• ENTRIES SHOWN:

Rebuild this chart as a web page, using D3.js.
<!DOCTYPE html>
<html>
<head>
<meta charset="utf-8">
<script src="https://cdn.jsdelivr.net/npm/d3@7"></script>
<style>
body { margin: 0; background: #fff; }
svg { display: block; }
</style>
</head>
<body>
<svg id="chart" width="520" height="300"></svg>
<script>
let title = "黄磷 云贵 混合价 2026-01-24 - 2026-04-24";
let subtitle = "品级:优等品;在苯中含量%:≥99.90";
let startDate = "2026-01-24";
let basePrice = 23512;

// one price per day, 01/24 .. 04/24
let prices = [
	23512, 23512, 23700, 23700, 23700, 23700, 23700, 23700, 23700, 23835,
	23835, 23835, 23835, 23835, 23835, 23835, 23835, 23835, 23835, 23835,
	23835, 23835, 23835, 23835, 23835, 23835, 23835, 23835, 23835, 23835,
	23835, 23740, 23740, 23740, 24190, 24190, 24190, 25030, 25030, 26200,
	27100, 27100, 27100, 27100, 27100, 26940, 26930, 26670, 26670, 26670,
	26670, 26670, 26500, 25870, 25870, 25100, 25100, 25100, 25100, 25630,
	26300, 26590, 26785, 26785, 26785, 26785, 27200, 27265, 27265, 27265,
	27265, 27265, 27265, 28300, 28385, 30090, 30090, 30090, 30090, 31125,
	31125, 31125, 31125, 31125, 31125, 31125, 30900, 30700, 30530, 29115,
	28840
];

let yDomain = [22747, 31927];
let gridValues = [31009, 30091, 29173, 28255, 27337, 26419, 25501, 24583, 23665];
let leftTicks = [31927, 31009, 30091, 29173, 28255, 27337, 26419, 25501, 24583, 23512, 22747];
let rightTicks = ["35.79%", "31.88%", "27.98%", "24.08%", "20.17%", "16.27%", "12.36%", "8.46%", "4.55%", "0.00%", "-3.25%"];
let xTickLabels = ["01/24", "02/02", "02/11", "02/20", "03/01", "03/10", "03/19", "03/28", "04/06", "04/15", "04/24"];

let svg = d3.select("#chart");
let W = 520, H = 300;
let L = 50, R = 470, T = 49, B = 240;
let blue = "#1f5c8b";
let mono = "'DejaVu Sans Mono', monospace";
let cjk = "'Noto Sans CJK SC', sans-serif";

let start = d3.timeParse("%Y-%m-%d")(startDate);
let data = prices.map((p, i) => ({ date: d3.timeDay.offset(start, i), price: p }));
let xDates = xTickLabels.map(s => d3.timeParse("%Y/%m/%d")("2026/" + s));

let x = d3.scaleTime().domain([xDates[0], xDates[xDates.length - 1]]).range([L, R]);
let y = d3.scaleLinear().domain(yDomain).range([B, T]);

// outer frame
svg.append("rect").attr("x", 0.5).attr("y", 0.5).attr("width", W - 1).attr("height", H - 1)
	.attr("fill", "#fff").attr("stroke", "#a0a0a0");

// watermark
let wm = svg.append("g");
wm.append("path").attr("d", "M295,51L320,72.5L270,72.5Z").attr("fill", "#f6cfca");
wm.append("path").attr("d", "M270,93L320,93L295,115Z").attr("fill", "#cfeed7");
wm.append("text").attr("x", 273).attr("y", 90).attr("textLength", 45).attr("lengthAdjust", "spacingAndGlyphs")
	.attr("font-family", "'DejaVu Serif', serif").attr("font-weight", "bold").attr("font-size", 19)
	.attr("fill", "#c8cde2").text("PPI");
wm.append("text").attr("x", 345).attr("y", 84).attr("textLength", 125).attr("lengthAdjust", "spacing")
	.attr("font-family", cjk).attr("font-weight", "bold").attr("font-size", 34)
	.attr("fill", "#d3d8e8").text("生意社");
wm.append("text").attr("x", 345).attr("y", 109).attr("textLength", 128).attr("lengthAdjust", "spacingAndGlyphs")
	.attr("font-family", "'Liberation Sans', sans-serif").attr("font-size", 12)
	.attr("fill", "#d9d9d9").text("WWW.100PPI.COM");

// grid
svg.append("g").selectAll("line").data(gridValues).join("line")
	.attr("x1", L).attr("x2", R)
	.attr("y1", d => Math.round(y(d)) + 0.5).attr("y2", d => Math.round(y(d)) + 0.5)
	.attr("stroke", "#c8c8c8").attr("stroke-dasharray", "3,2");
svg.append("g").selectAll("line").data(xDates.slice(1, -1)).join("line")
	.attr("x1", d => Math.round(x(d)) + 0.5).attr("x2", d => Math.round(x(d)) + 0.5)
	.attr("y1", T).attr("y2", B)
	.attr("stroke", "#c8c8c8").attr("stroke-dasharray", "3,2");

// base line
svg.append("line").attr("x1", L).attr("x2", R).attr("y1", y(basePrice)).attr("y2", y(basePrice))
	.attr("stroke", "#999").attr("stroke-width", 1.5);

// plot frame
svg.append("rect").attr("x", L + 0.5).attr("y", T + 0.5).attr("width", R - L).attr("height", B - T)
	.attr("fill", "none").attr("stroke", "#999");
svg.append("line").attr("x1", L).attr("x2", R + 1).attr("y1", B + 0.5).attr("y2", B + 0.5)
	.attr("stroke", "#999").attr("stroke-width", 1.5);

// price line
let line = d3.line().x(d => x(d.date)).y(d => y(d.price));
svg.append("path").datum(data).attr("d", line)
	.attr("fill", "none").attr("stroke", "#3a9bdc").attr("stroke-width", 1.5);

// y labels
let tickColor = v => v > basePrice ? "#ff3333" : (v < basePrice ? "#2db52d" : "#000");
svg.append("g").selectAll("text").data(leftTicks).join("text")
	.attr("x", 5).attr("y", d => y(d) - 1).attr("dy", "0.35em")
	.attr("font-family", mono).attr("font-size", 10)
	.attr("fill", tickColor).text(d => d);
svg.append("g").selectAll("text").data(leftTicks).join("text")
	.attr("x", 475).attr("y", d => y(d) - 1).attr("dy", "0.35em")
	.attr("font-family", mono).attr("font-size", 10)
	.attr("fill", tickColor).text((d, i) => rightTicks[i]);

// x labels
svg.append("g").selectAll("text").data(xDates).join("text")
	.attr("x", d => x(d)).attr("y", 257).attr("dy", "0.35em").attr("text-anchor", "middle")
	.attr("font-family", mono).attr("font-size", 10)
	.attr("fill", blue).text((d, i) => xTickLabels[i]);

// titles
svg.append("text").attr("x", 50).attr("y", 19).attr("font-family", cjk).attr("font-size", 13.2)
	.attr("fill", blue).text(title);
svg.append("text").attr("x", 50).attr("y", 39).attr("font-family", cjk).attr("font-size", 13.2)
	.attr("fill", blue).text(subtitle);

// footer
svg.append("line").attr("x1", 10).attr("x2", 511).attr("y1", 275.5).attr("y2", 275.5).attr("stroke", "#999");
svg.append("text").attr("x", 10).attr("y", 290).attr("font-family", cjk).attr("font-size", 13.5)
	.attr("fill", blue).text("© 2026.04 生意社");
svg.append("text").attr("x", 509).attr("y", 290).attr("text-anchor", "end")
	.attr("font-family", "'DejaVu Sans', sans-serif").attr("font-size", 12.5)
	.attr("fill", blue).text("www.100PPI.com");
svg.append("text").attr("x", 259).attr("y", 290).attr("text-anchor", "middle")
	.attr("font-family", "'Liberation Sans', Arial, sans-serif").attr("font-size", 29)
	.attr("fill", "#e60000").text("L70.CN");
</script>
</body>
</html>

--

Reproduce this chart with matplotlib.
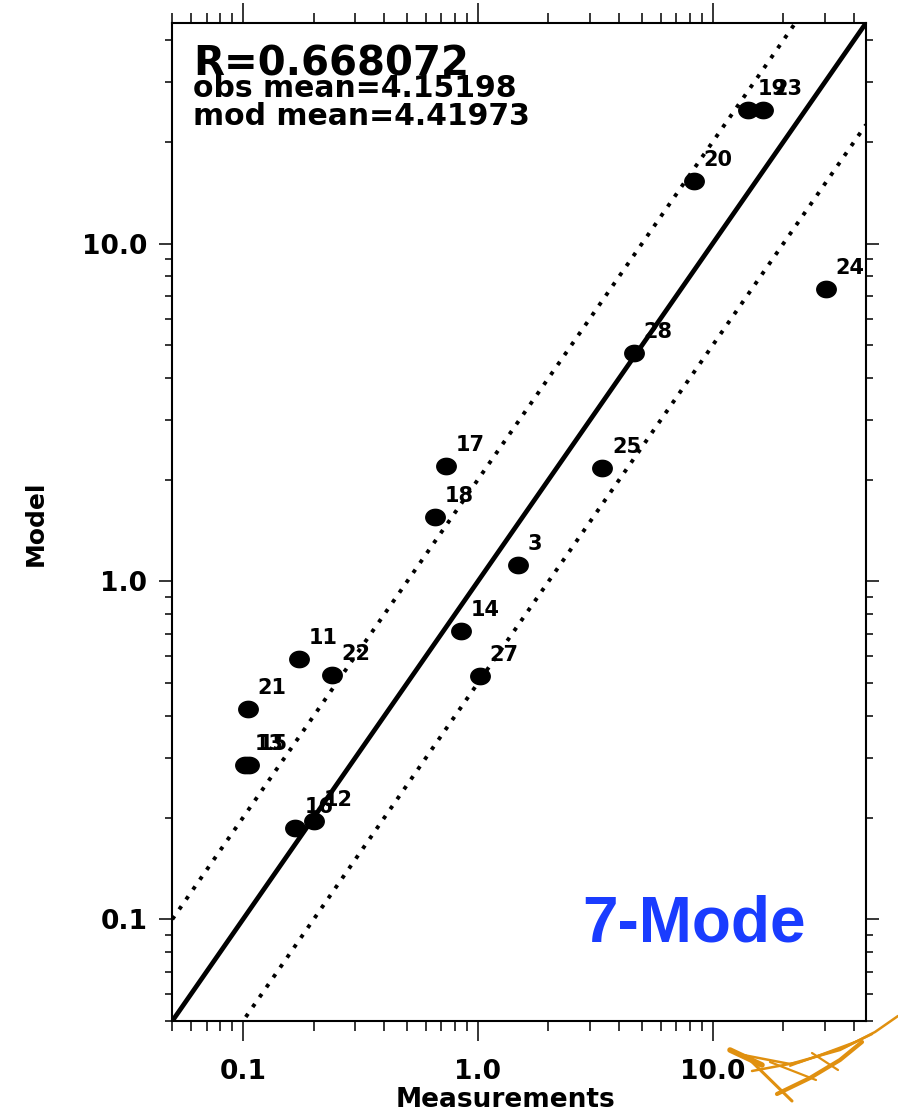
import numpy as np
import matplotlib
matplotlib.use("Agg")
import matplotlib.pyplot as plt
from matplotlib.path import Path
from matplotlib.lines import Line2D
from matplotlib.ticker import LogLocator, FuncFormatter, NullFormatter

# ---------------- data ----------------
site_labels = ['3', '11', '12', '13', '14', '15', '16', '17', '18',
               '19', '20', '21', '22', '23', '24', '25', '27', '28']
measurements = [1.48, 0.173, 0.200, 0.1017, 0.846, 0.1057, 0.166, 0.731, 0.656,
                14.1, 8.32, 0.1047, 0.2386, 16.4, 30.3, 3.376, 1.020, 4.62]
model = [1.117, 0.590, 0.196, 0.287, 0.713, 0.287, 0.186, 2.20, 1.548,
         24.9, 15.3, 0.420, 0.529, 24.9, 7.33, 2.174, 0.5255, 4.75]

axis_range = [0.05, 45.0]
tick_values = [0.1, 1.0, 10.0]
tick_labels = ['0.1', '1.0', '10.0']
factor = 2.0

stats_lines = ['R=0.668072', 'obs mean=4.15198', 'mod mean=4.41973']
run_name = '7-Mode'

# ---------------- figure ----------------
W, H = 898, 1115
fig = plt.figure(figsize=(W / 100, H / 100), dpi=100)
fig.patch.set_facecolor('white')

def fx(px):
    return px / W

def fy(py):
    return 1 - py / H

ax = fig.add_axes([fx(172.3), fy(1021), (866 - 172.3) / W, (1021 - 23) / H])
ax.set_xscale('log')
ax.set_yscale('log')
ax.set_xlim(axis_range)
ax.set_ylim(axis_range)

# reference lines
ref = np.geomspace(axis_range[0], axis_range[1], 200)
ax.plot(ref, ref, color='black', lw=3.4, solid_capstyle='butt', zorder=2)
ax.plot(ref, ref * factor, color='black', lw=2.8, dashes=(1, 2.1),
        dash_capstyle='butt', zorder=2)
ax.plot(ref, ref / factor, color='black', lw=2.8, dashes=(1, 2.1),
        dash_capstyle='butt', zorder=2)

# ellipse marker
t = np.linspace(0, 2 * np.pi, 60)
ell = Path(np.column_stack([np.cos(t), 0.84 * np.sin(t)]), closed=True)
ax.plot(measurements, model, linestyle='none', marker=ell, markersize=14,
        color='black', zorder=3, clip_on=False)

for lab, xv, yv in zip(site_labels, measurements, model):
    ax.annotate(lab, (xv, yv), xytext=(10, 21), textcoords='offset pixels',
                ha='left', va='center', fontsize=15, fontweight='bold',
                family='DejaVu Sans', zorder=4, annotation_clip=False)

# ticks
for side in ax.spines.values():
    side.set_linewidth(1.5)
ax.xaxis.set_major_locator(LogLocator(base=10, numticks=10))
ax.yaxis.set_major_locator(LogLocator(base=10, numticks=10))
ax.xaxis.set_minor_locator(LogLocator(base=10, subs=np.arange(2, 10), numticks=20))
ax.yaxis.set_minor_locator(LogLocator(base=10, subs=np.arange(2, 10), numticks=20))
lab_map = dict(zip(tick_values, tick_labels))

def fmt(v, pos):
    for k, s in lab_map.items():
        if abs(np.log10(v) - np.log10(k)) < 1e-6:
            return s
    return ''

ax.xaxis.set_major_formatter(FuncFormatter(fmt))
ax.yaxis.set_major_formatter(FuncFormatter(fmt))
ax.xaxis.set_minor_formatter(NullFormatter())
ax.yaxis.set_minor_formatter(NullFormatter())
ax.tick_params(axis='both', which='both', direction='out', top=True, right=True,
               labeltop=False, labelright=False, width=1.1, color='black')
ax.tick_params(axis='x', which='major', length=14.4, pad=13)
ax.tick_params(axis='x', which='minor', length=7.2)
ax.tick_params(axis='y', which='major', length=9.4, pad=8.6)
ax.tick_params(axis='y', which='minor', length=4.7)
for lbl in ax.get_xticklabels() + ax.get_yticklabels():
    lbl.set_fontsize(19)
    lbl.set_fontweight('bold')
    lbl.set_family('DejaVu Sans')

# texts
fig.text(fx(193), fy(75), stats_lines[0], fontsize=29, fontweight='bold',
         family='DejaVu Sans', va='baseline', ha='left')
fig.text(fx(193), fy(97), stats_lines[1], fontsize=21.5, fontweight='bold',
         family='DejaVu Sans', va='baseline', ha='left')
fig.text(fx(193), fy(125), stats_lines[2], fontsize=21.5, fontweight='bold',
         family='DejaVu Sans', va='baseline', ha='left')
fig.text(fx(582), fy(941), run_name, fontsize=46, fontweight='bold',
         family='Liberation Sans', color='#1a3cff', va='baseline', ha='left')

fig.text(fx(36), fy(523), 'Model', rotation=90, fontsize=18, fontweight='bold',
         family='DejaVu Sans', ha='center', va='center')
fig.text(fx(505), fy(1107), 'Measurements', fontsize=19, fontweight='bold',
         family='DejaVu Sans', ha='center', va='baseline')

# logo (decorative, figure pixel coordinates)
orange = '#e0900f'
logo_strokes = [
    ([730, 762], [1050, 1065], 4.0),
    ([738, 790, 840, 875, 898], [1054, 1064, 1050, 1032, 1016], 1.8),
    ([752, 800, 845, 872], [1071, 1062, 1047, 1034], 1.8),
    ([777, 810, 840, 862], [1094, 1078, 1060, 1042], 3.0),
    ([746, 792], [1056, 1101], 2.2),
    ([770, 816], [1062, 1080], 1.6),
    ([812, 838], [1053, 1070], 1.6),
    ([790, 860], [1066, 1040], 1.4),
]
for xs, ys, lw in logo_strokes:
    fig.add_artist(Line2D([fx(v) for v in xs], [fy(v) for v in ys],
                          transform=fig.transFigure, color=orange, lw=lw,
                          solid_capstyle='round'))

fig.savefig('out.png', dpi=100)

• AIM: Start with the line that holds "Rebuild this chart" and finish with the line that holds "let basePrice = 23512;". Transcribe each line in between exactly, and those two as well.

• EXERCISE SOLUTION:
Rebuild this chart as a web page, using D3.js.
<!DOCTYPE html>
<html>
<head>
<meta charset="utf-8">
<script src="https://cdn.jsdelivr.net/npm/d3@7"></script>
<style>
body { margin: 0; background: #fff; }
svg { display: block; }
</style>
</head>
<body>
<svg id="chart" width="520" height="300"></svg>
<script>
let title = "黄磷 云贵 混合价 2026-01-24 - 2026-04-24";
let subtitle = "品级:优等品;在苯中含量%:≥99.90";
let startDate = "2026-01-24";
let basePrice = 23512;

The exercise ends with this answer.